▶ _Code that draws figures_
* begin *

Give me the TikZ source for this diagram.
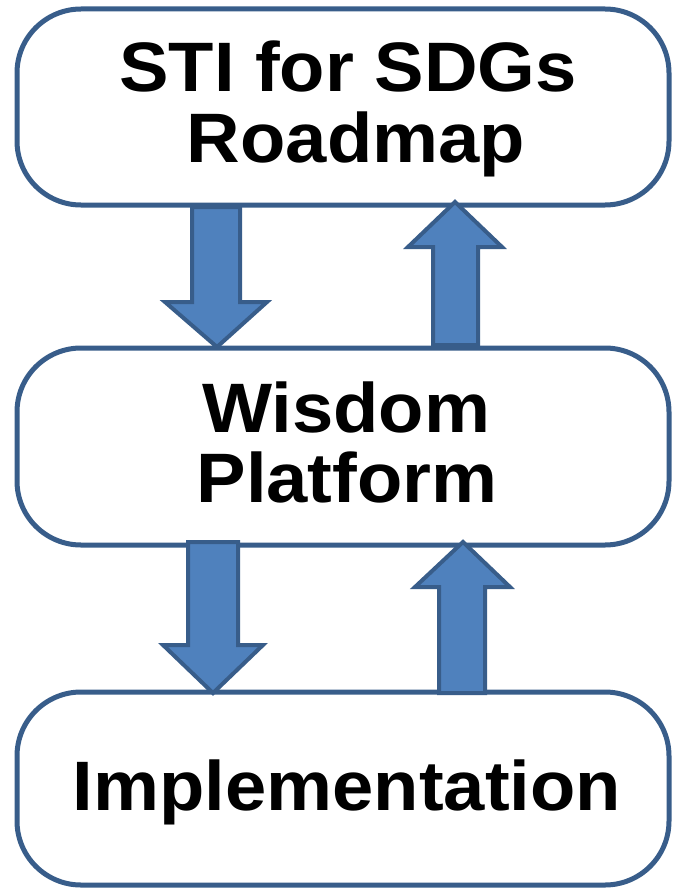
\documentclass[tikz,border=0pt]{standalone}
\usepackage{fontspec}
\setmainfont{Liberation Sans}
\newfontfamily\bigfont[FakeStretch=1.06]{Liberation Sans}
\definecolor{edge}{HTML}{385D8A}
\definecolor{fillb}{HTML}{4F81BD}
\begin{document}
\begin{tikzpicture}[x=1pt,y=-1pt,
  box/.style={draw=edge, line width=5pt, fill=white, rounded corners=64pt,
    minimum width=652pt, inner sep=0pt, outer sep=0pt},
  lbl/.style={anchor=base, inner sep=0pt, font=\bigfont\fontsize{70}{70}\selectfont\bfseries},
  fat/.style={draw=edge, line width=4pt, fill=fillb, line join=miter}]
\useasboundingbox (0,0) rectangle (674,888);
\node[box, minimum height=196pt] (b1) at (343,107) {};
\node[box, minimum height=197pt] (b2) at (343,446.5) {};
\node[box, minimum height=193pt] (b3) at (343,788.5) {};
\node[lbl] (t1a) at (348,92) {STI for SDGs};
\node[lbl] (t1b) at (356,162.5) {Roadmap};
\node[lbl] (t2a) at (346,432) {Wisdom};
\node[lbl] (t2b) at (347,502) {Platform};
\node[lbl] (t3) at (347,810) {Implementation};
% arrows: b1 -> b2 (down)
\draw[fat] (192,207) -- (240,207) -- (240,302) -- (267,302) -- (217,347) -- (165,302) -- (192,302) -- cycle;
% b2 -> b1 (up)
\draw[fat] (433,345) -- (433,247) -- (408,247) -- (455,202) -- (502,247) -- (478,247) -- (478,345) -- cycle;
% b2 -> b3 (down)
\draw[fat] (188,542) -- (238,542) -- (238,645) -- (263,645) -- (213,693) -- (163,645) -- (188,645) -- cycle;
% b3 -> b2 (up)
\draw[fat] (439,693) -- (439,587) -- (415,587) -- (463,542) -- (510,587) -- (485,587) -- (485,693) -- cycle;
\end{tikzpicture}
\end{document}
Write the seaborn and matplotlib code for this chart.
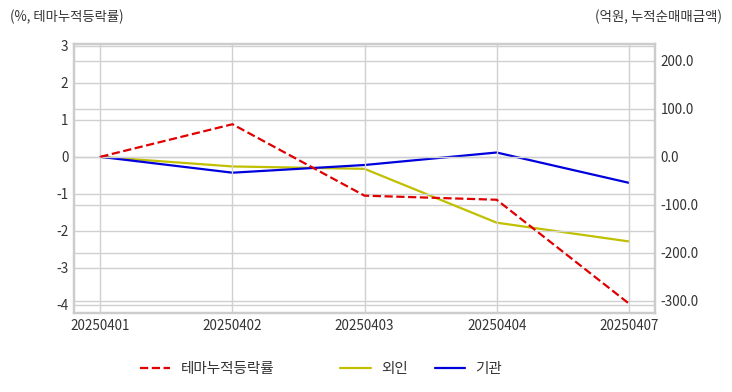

* end *

▶ _WHAT IS REQUIRED_
Copy out all lines where the word "this" appears.

▶ _FINISHED ANSWER_
Give me the TikZ source for this diagram.
Write the seaborn and matplotlib code for this chart.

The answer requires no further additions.